Image of the CEO of Cyberworks Robotics

Cyberworks Robotics: Steering the future with autonomous self-driving technology

Timing can often determine the trajectory of an entrepreneur’s journey, and Vivek Burhanpurkar, the CEO of Cyberworks Robotics and a pioneer in the autonomous self-driving technology sector, can attest to this. 

Back in the 1980’s, Burhanpurkar came up with some of the earliest self-driving technology that was published in journals and conferences, and was launched as a successful startup across Europe and Japan. This startup later evolved into Cyberworks Robotics. Over the years he decided to pivot the company to other industries and not enter the market decades sooner. This decision was partly because the very high costs of computing hardware and sensors limited their chances for mass adoption. 

But all hope was not lost. Burhanpurkar and his team took the opportunity to focus their efforts on understanding and resolving instances when autonomous tech algorithms fail, known as the ‘edge-case’ scenarios. 

“We are currently the only company who have solved the edge-cases that have stopped competitors from mass market adoption. And this matters because in mission-critical applications, a malfunction even once every thousand hours is unacceptable,” shares Burhanpurkar. 

Around 2016, as production costs started decreasing, Burhanpurkar knew that it was the right time to re-enter the industry.

Cyberworks Robotics’ autonomous self-driving platform gives self-driving capabilities to any equipment originally operated by humans, from wheelchair porter services to floor-cleaning machinery. This technology helps bridge the gap created by hiring shortages in the industry.

Driving innovation through collaboration

Things were working out for Cyberworks, who had the reputation and a very unique selling proposition. It was a matter of finding the right connections. Burhanpurkar adds, “We were looking for a partnership with an accelerator that was more industry and hardware based and at that point, someone recommended Innovations Factory’s Centre for Integrated Transportation and Mobility (CITM).”

CITM, backed by the Ontario Vehicle Innovation Network (OVIN), is an accelerator program that helps innovators with smart, connected and electrified transportation and infrastructure solutions. 

In 2022, Cyberworks started working closely with the advisors at CITM. “Working with CITM has been fantastic. They have been a great resource with a depth of understanding of the industry that is very rare to find in accelerators,” Burhanpurkar notes. “The team at CITM has provided us with invaluable industry resources and knowledge, strategic introductions, technical support, as well as funding and grant advice.”

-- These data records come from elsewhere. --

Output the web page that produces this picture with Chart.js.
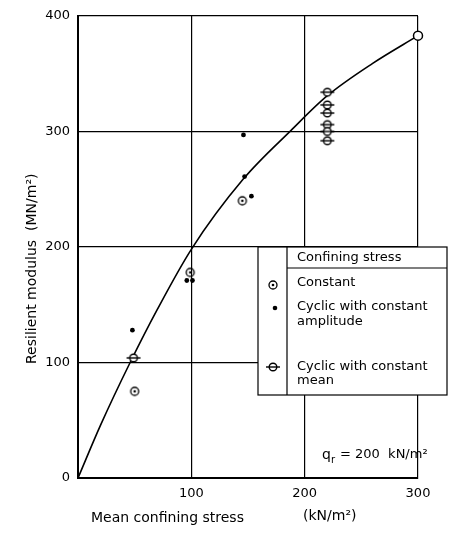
<!DOCTYPE html>
<html>
<head>
<meta charset="utf-8">
<script src="https://cdn.jsdelivr.net/npm/chart.js@4.4.1/dist/chart.umd.min.js"></script>
<style>
  html, body { margin: 0; padding: 0; background: #fff; }
  #wrap { width: 457px; height: 533px; }
</style>
</head>
<body>
<div id="wrap"><canvas id="modulusChart" width="457" height="533"></canvas></div>
<script>
// values (x: mean confining stress kN/m2, y: resilient modulus MN/m2)
const constantX = [50, 99, 145];
const constantY = [75, 178, 240];
const amplitudeX = [48, 96, 101, 146, 147, 153];
const amplitudeY = [128, 171, 171, 297, 261, 244];
const meanX = [49, 220, 220, 220, 220, 220, 220];
const meanY = [104, 334, 323, 316, 306, 300, 292];
const curveX = [0, 20, 46, 70, 100, 146, 188, 220, 260, 300];
const curveY = [0, 46, 100, 146, 198, 259, 301, 331, 359, 383];
const endX = [300];
const endY = [383];
const xTicks = [100, 200, 300];
const yTicks = [0, 100, 200, 300, 400];

const FONT = '"DejaVu Sans", sans-serif';

function pairs(xs, ys) {
    return xs.map((x, i) => ({ x: x, y: ys[i] }));
}

// little marker pictures
function constantMarker() {
    const c = document.createElement('canvas');
    c.width = 12; c.height = 12;
    const g = c.getContext('2d');
    g.strokeStyle = '#000'; g.lineWidth = 1.3;
    g.beginPath(); g.arc(6, 6, 4, 0, Math.PI * 2); g.stroke();
    g.fillStyle = '#000';
    g.beginPath(); g.arc(6, 6, 1.3, 0, Math.PI * 2); g.fill();
    return c;
}
function meanMarker() {
    const c = document.createElement('canvas');
    c.width = 18; c.height = 12;
    const g = c.getContext('2d');
    g.strokeStyle = '#000'; g.lineWidth = 1.4;
    g.fillStyle = '#fff';
    g.beginPath(); g.arc(9, 6, 3.8, 0, Math.PI * 2); g.fill(); g.stroke();
    g.beginPath(); g.moveTo(2, 6); g.lineTo(16, 6); g.stroke();
    return c;
}
const constImg = constantMarker();
const meanImg = meanMarker();

// legend box, q_r note and axis titles
const notes = {
    id: 'notes',
    afterDatasetsDraw(chart) {
        const ctx = chart.ctx;
        ctx.save();
        ctx.fillStyle = '#fff';
        ctx.fillRect(258, 247, 189, 148);
        ctx.strokeStyle = '#000';
        ctx.lineWidth = 1.2;
        ctx.strokeRect(258, 247, 189, 148);
        ctx.beginPath();
        ctx.moveTo(287, 247); ctx.lineTo(287, 395);
        ctx.moveTo(287, 268); ctx.lineTo(447, 268);
        ctx.stroke();

        ctx.fillStyle = '#000';
        ctx.font = '13px ' + FONT;
        ctx.textBaseline = 'middle';
        ctx.textAlign = 'left';
        ctx.fillText('Confining stress', 297, 258);
        ctx.fillText('Constant', 297, 283);
        ctx.fillText('Cyclic with constant', 297, 307);
        ctx.fillText('amplitude', 297, 322);
        ctx.fillText('Cyclic with constant', 297, 367);
        ctx.fillText('mean', 297, 381);

        ctx.drawImage(constImg, 273 - 6, 285 - 6);
        ctx.beginPath(); ctx.arc(275, 308, 2.3, 0, Math.PI * 2); ctx.fill();
        ctx.drawImage(meanImg, 273 - 9, 367 - 6);

        // q_r note
        ctx.font = '14px ' + FONT;
        ctx.fillText('q', 322, 455);
        ctx.font = '10px ' + FONT;
        ctx.fillText('r', 331, 460);
        ctx.font = '13px ' + FONT;
        ctx.fillText('= 200  kN/m²', 340, 455);

        // axis titles
        ctx.font = '14px ' + FONT;
        ctx.fillText('Mean confining stress', 91, 518);
        ctx.fillText('(kN/m²)', 303, 516);
        ctx.translate(32, 364);
        ctx.rotate(-Math.PI / 2);
        ctx.fillText('Resilient modulus  (MN/m²)', 0, 0);
        ctx.restore();
    }
};

const ctx = document.getElementById('modulusChart').getContext('2d');

new Chart(ctx, {
    type: 'scatter',
    data: {
        datasets: [
            {
                label: 'end',
                data: pairs(endX, endY),
                clip: false,
                pointStyle: 'circle',
                pointRadius: 4.5,
                pointBackgroundColor: '#fff',
                pointBorderColor: '#000',
                pointBorderWidth: 1.5
            },
            {
                label: 'Constant',
                data: pairs(constantX, constantY),
                pointStyle: constImg
            },
            {
                label: 'Cyclic with constant amplitude',
                data: pairs(amplitudeX, amplitudeY),
                pointStyle: 'circle',
                pointRadius: 2.4,
                pointBackgroundColor: '#000',
                pointBorderColor: '#000',
                pointBorderWidth: 0
            },
            {
                label: 'Cyclic with constant mean',
                data: pairs(meanX, meanY),
                pointStyle: meanImg
            },
            {
                label: 'curve',
                data: pairs(curveX, curveY),
                showLine: true,
                borderColor: '#000',
                borderWidth: 1.6,
                cubicInterpolationMode: 'monotone',
                pointRadius: 0
            }
        ]
    },
    options: {
        responsive: false,
        animation: false,
        layout: {
            padding: { top: 16, right: 39, left: 0, bottom: 0 }
        },
        scales: {
            x: {
                type: 'linear',
                min: 0,
                max: 300,
                afterFit: scale => { scale.height = 55; },
                afterBuildTicks: scale => { scale.ticks = xTicks.map(v => ({ value: v })); },
                grid: { color: '#000', lineWidth: 1.2, drawTicks: false },
                border: { color: '#000', width: 2 },
                ticks: {
                    color: '#000',
                    padding: 8,
                    font: { family: FONT, size: 13 }
                }
            },
            y: {
                min: 0,
                max: 400,
                afterFit: scale => { scale.width = 78; },
                afterBuildTicks: scale => { scale.ticks = yTicks.map(v => ({ value: v })); },
                grid: { color: '#000', lineWidth: 1.2, drawTicks: false },
                border: { color: '#000', width: 2 },
                ticks: {
                    color: '#000',
                    padding: 8,
                    font: { family: FONT, size: 13 }
                }
            }
        },
        plugins: {
            legend: { display: false },
            tooltip: { enabled: false }
        }
    },
    plugins: [notes]
});
</script>
</body>
</html>
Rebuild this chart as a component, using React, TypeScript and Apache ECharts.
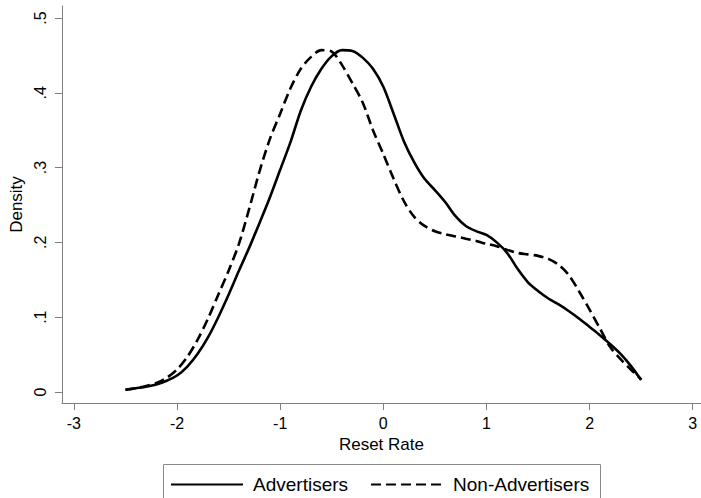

As a result, Burhanpurkar and team started working on individual projects with key industry players. “We are working on a project with Linamar Corporation, to adapt our autonomous material handling technology in the automotive industry, and also working with McMaster Manufacturing Research Institute to adapt our autonomous floor cleaning technology to various models of industrial ride-on floor cleaning equipment, which can be used in both factories and warehouses,” explains Burhanpurkar.

The Cyberworks team soon started gaining the attention of other industry leaders like Next Generation Manufacturing Canada (NGen). In 2023, in partnership with Linamar, Cyberworks was announced as one of the recipients of NGen’s AI for Manufacturing Challenge, an initiative that provided $50 million in funding to enhance their commercialization of artificial and machine learning innovations across Canada.

Burhanpurkar shares, “Currently we have an IP that is a combination of ‘trade secret,’ as well as a pending U.S. patent. We have also filed for the Global PCT patent which will allow our technology to have IP protection internationally.”

Cyberworks’ Vision for Global Autonomy

A Cyberworks Robotics autonomous floor cleaner roams an international U.S. airport performing routine cleaning duties. Photo by Cyberworks Robotics

At present, Cyberworks and team have some big projects underway. Burhanpurkar explained they are working on deploying their autonomous cleaning technology with some of Canada’s largest commercial cleaning companies that could have big box retail chains use their technology. This is a massive opportunity for Cyberworks because not only is cleaning a large market in Canada, it also opens doors to thousands of retail chains in the United States and rest of the world. 

Cyberworks Robotics has also been conducting pilot programs with large commercial partners at airports in the United States. Burhanpurkar elaborates, “A few months ago, we piloted our autonomous technology at a major airport, which had already purchased one of our competitors’ autonomous floor cleaners. We outperformed our competitors on every single performance metric. We are now launching a new trial at the same airport, deploying our autonomous wheelchairs in collaboration with one of the world’s largest wheelchair portering companies.”

Looking ahead, Burhanpurkar explained that the goal is for Cyberworks to work with all of the world’s major manufacturers of industrial equipment. He aspires to be “the ‘Microsoft’ of operating systems for autonomous mobility of industrial equipment.”